PENTINGKAH ?
Berkali
– kali pertanyaan itu muncul, berkali – kali juga aku tak mampu
menjawabnya. Laksana hujan di pagi hari, timbul dingin tenggelam
dalam selimut tebal. Entah apa yang merasukiku dan merasukimu.
Semakin kamu bersahabat dengan api, semakin terlihat ayu parasmu. Dan
kamu masih satu – satu luapkan itu.
Kali
ini aku rasa masuk permainan, tapi bukan permainanmu, permainanku.
Tapi bukan aku mainkan kamu. Bukan aku mau main – main denganmu.

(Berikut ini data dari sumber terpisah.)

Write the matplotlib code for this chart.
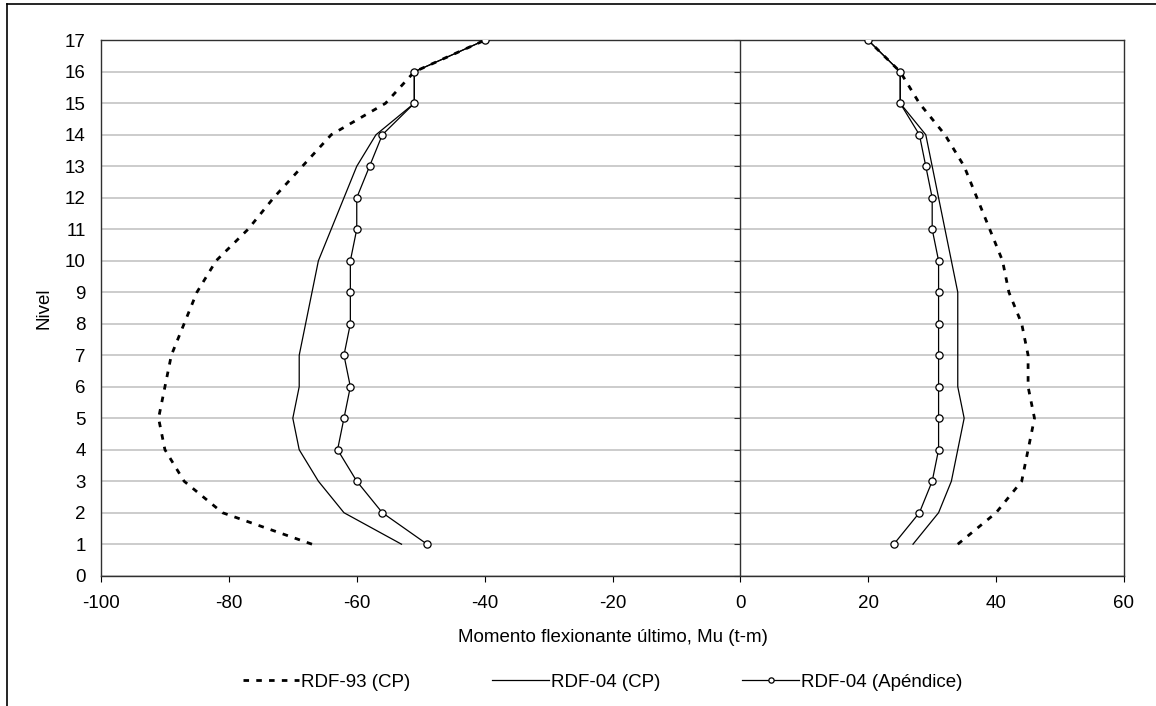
import matplotlib
matplotlib.use("Agg")
import matplotlib.pyplot as plt
from matplotlib.lines import Line2D, TICKLEFT

plt.rcParams['font.family'] = ['Liberation Sans', 'DejaVu Sans']
plt.rcParams['axes.unicode_minus'] = False

niveles = list(range(1, 18))

# Momento negativo (lado izquierdo), niveles 1..17
rdf93_neg = [-67, -81, -87, -90, -91, -90, -89, -87, -85, -82, -77, -73, -68.5, -64, -55.5, -51, -40]
rdf04_neg = [-53, -62, -66, -69, -70, -69, -69, -68, -67, -66, -64, -62, -60, -57, -51, -51, -40]
apend_neg = [-49, -56, -60, -63, -62, -61, -62, -61, -61, -61, -60, -60, -58, -56, -51, -51, -40]

# Momento positivo (lado derecho)
rdf93_pos = [34, 40, 44, 45, 46, 45, 45, 44, 42, 41, 39, 37, 35, 32, 28, 25, 20]
rdf04_pos = [27, 31, 33, 34, 35, 34, 34, 34, 34, 33, 32, 31, 30, 29, 25, 25, 20]
apend_pos = [24, 28, 30, 31, 31, 31, 31, 31, 31, 31, 30, 30, 29, 28, 25, 25, 20]

xticks = [-100, -80, -60, -40, -20, 0, 20, 40, 60]
yticks = list(range(0, 18))

W, H = 1156, 706
FS = 13.5
fig = plt.figure(figsize=(W / 100, H / 100), dpi=100)
left, right, top, bot = 101, 1124, 40.3, 575.7
ax = fig.add_axes([left / W, 1 - bot / H, (right - left) / W, (bot - top) / H])

dash_kw = dict(color='black', lw=2.0, linestyle=(0, (2, 2.6)))
solid_kw = dict(color='black', lw=0.9)
mark_kw = dict(color='black', lw=0.9, marker='o', markersize=5.2,
               markerfacecolor='white', markeredgecolor='black', markeredgewidth=0.9)

ax.plot(rdf93_neg, niveles, **dash_kw, zorder=3)
ax.plot(rdf93_pos, niveles, **dash_kw, zorder=3)
ax.plot(rdf04_neg, niveles, **solid_kw, zorder=4)
ax.plot(rdf04_pos, niveles, **solid_kw, zorder=4)
ax.plot(apend_neg, niveles, **mark_kw, zorder=5)
ax.plot(apend_pos, niveles, **mark_kw, zorder=5)

ax.set_xlim(-100, 60)
ax.set_ylim(0, 17)
ax.set_xticks(xticks)
ax.set_yticks(yticks)
ax.tick_params(axis='y', length=0, labelsize=FS, pad=11)
ax.tick_params(axis='x', direction='out', length=4, width=0.8, labelsize=FS, pad=10)
ax.yaxis.grid(True, color='#c8c8c8', lw=1.3, zorder=0)
ax.set_axisbelow(True)
for s in ax.spines.values():
    s.set_color('#303030')
    s.set_linewidth(1.0)

# eje vertical en x = 0 con marcas
ax.axvline(0, color='#303030', lw=1.0, zorder=2)
ax.plot([0] * len(yticks), yticks, linestyle='none', marker=TICKLEFT,
        markersize=4, markeredgewidth=0.8, color='#303030', zorder=2, clip_on=False)

ax.set_xlabel("Momento flexionante último, Mu (t-m)", fontsize=FS, va='center')
ax.xaxis.set_label_coords(0.5, (bot - 638) / (bot - top))
ax.set_ylabel("Nivel", fontsize=FS, va='center')
ax.yaxis.set_label_coords((44 - left) / (right - left), 0.5)

leg_mark = dict(mark_kw)
leg_mark['markersize'] = 3.8
handles = [
    Line2D([], [], **dash_kw),
    Line2D([], [], **solid_kw),
    Line2D([], [], **leg_mark),
]
labels = ["RDF-93 (CP)", "RDF-04 (CP)", "RDF-04 (Apéndice)"]
fig.legend(handles, labels, loc='center', bbox_to_anchor=(0.521, 1 - 682 / H), ncol=3,
           frameon=False, fontsize=FS, handlelength=3.0, handletextpad=0.1,
           columnspacing=4.4, numpoints=1)

# marco exterior
fig.add_artist(Line2D([6.5 / W, 6.5 / W], [0, 1 - 3.5 / H], transform=fig.transFigure,
                      color='black', lw=1.2))
fig.add_artist(Line2D([6.5 / W, 1], [1 - 3.5 / H, 1 - 3.5 / H], transform=fig.transFigure,
                      color='black', lw=1.2))

fig.savefig("out.png", dpi=100, facecolor='white')
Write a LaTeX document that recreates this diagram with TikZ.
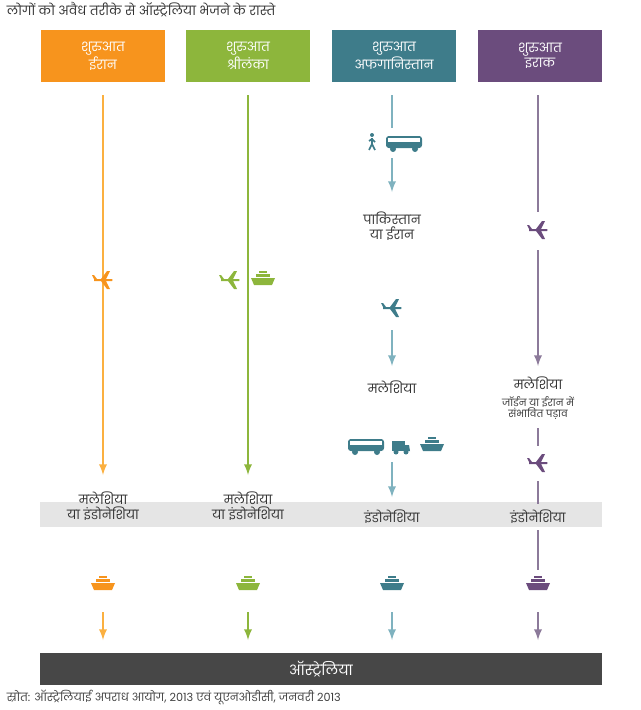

Sengaja aku buat riak ketenanganmu, sengaja aku teriakkan gendang di
telinga hatimu. Hingga aku tahu kebencianmu padaku apakah seperti
sampah yang tak jelas dan harus dimusnahkan. Ataukah kamu hanya ingin
menyelesaikan episodemu dengannya walaupun tidak saat ini.
Hanya
dengan inilah rasa sesakku berkurang, karena aku masih bisa bersua
denganmu. Walau dalam tulisan, bukan dalam nyata. Tapi cintaku nyata,
tak kutahu cintamu. Aku terus akan bikin riak – riak kecil melalui
strategi cantik. Agar segera aku tahu, dan segera kamu lakukan hal –
hal yang memang harus lakukan. Aku memilih meletupkan rasa ini,
karena aku lebih sering memendam. Lebih sering aku terdiam, dan itu
sangat merugikanku.
Aku
hanya ingin berjajar walaupun hanya alas kaki yang biasa aku pakai.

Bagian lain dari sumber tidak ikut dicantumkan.